I dropped out of my economics class junior year because the professor kept talking about supply and demand like it was some abstract concept that lived in a textbook. Then I spent three hours at the skate park watching how a single good board gets passed around like it's made of gold, and suddenly I understood everything that dude was trying to teach me.
See, skateboarding culture operates on this wild economy that nobody really talks about. It's not about money flowing up to some corporation. It's about value being created and destroyed in real time based on what actually matters to the people doing the skating. When you got a crew at the park, you're watching pure market forces happen without anyone announcing it like it's some big economic theory.
I got this friend Marcus who's been riding the same deck for like two years. Board's beat to hell, grip tape's basically gone, but he won't let it go. Meanwhile there's these kids with brand new setups they just got for Christmas sitting in their garage untouched. Marcus's board has demand because it's got history. It's got stories. That's value that doesn't show up on a price tag but it's real as anything. The kids with the new boards? Their gear's technically more advanced but it don't mean nothing because there's no scarcity. There's no hunt. There's no earned.
This is where it gets interesting though. The whole DIY spot economy that exists in skating is like watching underground economies function in real time. You got dudes who know every ledge, every gap, every makeshift quarter pipe that some crew built in an abandoned lot. That knowledge is currency. That knowledge gets you respect, gets you in certain circles, gets you clips that matter. You can't just buy your way into that. You gotta know. You gotta put in hours.
Then there's the whole gear market within the culture itself. Thrift store finds, vintage decks, old school grip tape that's actually better than new stuff. There's literally an inverse economy happening where older sometimes means more valuable. The big brands will never admit it but they're chasing what the skate community decides matters. We're not consumers following trends. We're literally creating the trends by deciding what's worth keeping alive.
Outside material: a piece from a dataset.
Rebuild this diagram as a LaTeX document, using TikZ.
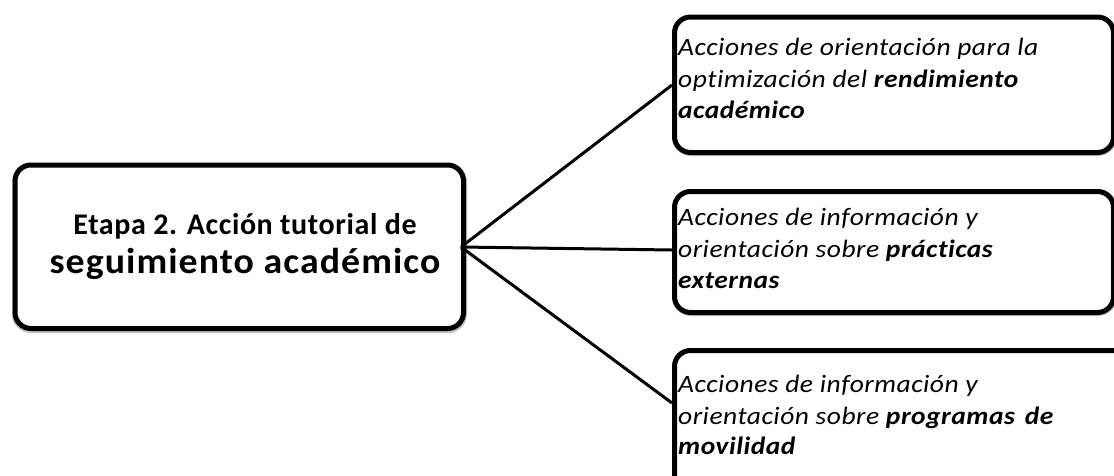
\documentclass[tikz,border=0pt]{standalone}
\usepackage{fontspec}
\setmainfont{Carlito}[Ligatures=NoCommon]
\begin{document}
\begin{tikzpicture}[x=1pt,y=-1pt,
  boxst/.style={draw=black, line width=5pt, rounded corners=16pt, fill=white},
  shadowst/.style={draw=black!25, line width=6pt, rounded corners=16pt},
  conn/.style={line width=3pt, draw=black},
  lt/.style={anchor=base west, inner sep=0pt, font=\fontsize{25}{25}\selectfont\itshape\addfontfeature{FakeStretch=1.1,LetterSpace=2}},
  ct/.style={anchor=base, inner sep=0pt}]
\useasboundingbox (0,0) rectangle (1114,475);
\begin{scope}
\clip (0,0) rectangle (1114,475);
% shadows
\draw[shadowst] (15,166) rectangle (464,330);
\draw[shadowst] (675,18) rectangle (1114,153);
\draw[shadowst] (675,192) rectangle (1114,313);
\draw[shadowst] (675,351) rectangle (1133,503);
% boxes
\node[boxst, minimum width=448.5pt, minimum height=163.5pt, anchor=north west] (main) at (12.5,162.5) {};
\node[boxst, minimum width=439pt, minimum height=135.5pt, anchor=north west] (b1) at (672,14.5) {};
\node[boxst, minimum width=439pt, minimum height=121pt, anchor=north west] (b2) at (672,189) {};
\node[boxst, minimum width=458pt, minimum height=152pt, anchor=north west] (b3) at (672,348) {};
% connectors
\coordinate (hub) at (461,247);
\draw[conn] (hub) -- (b1.west |- 0,85);
\draw[conn] (hub) -- (b2.west |- 0,250);
\draw[conn] (hub) -- (b3.west |- 0,403);
\end{scope}
% main text
\node[ct, font=\fontsize{30}{30}\selectfont\bfseries\addfontfeature{LetterSpace=2}] (m1) at (245,234) {Etapa 2. Acción tutorial de};
\node[ct, font=\fontsize{36}{36}\selectfont\bfseries\addfontfeature{FakeStretch=1.05,LetterSpace=3}] (m2) at (245,273) {seguimiento académico};
% box 1
\node[lt] (t11) at (678,55) {Acciones de orientación para la};
\node[lt] (t12) at (678,87) {optimización del \textbf{rendimiento}};
\node[lt] (t13) at (678,118) {\textbf{académico}};
% box 2
\node[lt] (t21) at (678,225) {Acciones de información y};
\node[lt] (t22) at (678,257) {orientación sobre \textbf{prácticas}};
\node[lt] (t23) at (678,288) {\textbf{externas}};
% box 3
\node[lt] (t31) at (678,392) {Acciones de información y};
\node[lt] (t32) at (678,424) {orientación sobre \textbf{programas\hspace{10pt}de}};
\node[lt] (t33) at (678,454) {\textbf{movilidad}};
\end{tikzpicture}
\end{document}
I watched this girl trade her barely-used pro model board for someone's hand-me-down because the hand-me-down had come from a legend in the scene. She made what a business school guy would call a terrible trade. She'd lose money if she tried to resell it. But she gained something way more valuable which is actual connection to something that mattered. That's economics that you can't graph. That's real.
The parks themselves are proof of this too. A city can spend hundreds of thousands on some professionally built skate facility with perfect concrete and safety features, but if it don't have soul, if it ain't built where the community actually needs it, it's dead. Meanwhile some crew can take a spot that nobody else wanted and turn it into the most valuable real estate in the entire city just by showing up, just by creating something that matters. That's how you understand value creation without needing a MBA.
What really gets me is that skateboarding economics taught me that the healthiest markets are the ones where people actually care about what they're trading, what they're building, what they're preserving. It's not detached. It's not theoretical. When you're at the park watching people help each other land tricks, watching the progression of a young skater, watching crews protect their spots from getting demolished, you're seeing people who understand that some things matter more than profit.
So yeah, I never finished that economics class. But I got my degree in understanding human nature and value and labor and community investment just by showing up and paying attention to what skateboarding actually does. The concrete teaches better than the classroom ever will.
What's something you learned from your community that school never could have taught you?